Project Description
2023 March 23 – April 28
Magnum Chaos is Dublin-based visual artist Orla Whelan’s first solo exhibition at the gallery.
A preoccupation with representing the immaterial has been at the centre of Whelan’s practice for many years. While interested in both metaphysics and the philosophy of mind, the artist employs the earthly materials of oil, paint, linen and wood to interrogate the possibility that what is beyond the visible is inherent within its forms, and potentially accessible through the medium of the painting.
Using the formal language of abstraction, Whelan takes an intuitive approach to process, exploring the relationship between colour and form in a series of small paintings Moon, Valley, Dew, Death. These modest experiments operate like visual incantations, employing a set of utterances (forms and colours) repeatedly presented in new arrangements, as if attempting to recall a long forgotten, previously dreamed or imagined order.
The series of large paintings A Powder of Moments, consists of approximately upscaled versions of small paintings. Enlarged to two metres tall, elongated and bisected, the miniature compositions are re-rendered over 50 times bigger, with shapes deliberately skewed to accommodate the alternative ratios of the larger stretchers. This series of paintings explores the translation of ideas from one surface to another.

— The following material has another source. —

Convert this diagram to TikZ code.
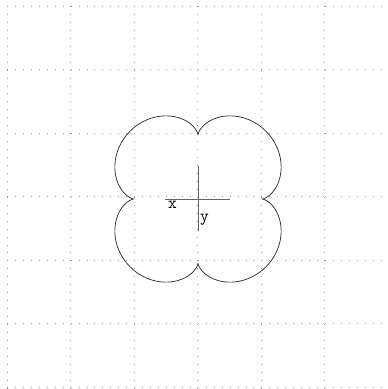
\documentclass[tikz,border=0pt]{standalone}
\begin{document}
\begin{tikzpicture}[x=1pt,y=-1pt,
  gridline/.style={draw=gray!80, line width=1pt, dash pattern=on 1pt off 6.95pt},
  axisline/.style={draw=black!60, line width=1pt},
  curveline/.style={draw=black!85, line width=0.7pt},
  lbl/.style={inner sep=0pt, font=\ttfamily\fontsize{17}{17}\selectfont}]
\useasboundingbox (0,0) rectangle (388,389);
\fill[white] (0,0) rectangle (388,389);
% grid
\foreach \k in {0,...,6} {
  \draw[gridline] (7+63.5*\k,6) -- (7+63.5*\k,389);
  \draw[gridline] (7,6+63.5*\k) -- (388,6+63.5*\k);
}
% epicycloid
\coordinate (c) at (198,199);
\draw[curveline] plot[domain=0:360, samples=500, variable=\t]
  ({198+80*cos(\t)-16*cos(5*\t)}, {199+80*sin(\t)-16*sin(5*\t)}) -- cycle;
% axes
\coordinate (xl) at (165,199);
\coordinate (xr) at (230,199);
\coordinate (yt) at (198,166);
\coordinate (yb) at (198,231);
\draw[axisline] (xl) -- (xr);
\draw[axisline] (yt) -- (yb);
\node[lbl] (xlab) at (172.5,205) {x};
\node[lbl] (ylab) at (204.5,220) {y};
\end{tikzpicture}
\end{document}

Going a step further with Chair, Whelan applies the visual language of her paintings to the seat of a wooden chair. The horizontal composition rendered in wood veneers, occupies an object when present in a gallery or museum, is usually overlooked. Sitting adjacent to, rather than the facing paintings, the ‘unseen’ chair, in contrast to the viewing bench, is not positioned for the viewers comfort but for that of an absent invigilator. Chair playfully marries different visual languages, styles and functions, continuing Whelan’s experiments with expanded painting, and site-responsive intervention.
A further link between the painted incantations and modified chair is suggested by the exhibition’s title Magnum Chaos which refers to a 16th Century wood-veneered altarpiece representing the state of primordial chaos prior to the creation of the world. The church panel depicts a composite figure consisting of a single eye with hands and feet, and a sun, falling through the gravity-less void of cosmological chaos. The sheer impossibility of representing a spaceless, timeless void, as experienced by a headless, bodiless entity, along with the compulsion to do so through visual means, resonates deeply with Whelan. Her ongoing formal and philosophical enquiry into the relationship between colour and form, and consciousness and matter, is motivated by the desire to orientate oneself in an increasingly disorientating world.
Orla Whelan is a visual artist whose practice is rooted in painting. Her approach is to consider the visual language and materials of the medium as tools to reimagine contemporary possibilities for transcendence. She is motivated by an existential anxiety, and a belief that abstraction is a viable means to address metaphysical uncertainties. In addition to oil paint on linen, Whelan uses non-traditional painting materials which refer to the materiality and tropes of painting. These expanded forms include: wood veneers on panel, painted plywood wedges, modified furniture, and site responsive interventions that speak to the history and architecture of particular spaces. She frequently explores the role of writing within visual art practice by creating different author identities and experimental texts that challenge ideas of subjectivity, authorship and meaning.
Recent projects include I Don’t Need Anything From Here (magic-carpet-painting) – solo exhibition at RHA Gallery atrium, Nov 2022 – Jan 2023; Matter Mammal Oil Soar – an experimental book exploring the relationship between art writing, authorship and painting which was launched at the Dublin Art Book Fair 2021 at Temple Bar Gallery & Studios; A More Immortal Atlas – solo exhibition at Rathfarnham Castle OPW, Dublin, 2020; A Falling of the Bright – a site specific commission for Facebook AIR Programme at Grand Canal Dock, Dublin, 2019, and Chaos Bewitched, which won the inaugural Merrion Plinth Award, by the Merrion Hotel, Dublin, 2019. Recent group exhibitions include Festival – Gallery and Invited Artists, Hillsboro Fine Art, 2022 and Dubliners – The 6th Biennial of Painting, Zagreb, Croatia, 2021 in association with Pallas Projects.
Whelan’s practice is supported by The Arts Council of Ireland with a Visual Art Bursary in 2022 and 2021. Her work is held in the collections of The Arts Council of Ireland, The OPW State Art Collection, Trinity College Dublin, The Merrion Hotel and private collections worldwide. She is founder and director of AtHomeStudios – a collective of visual artists working from studios based in their own homes, and the art publishing project Whale Dust.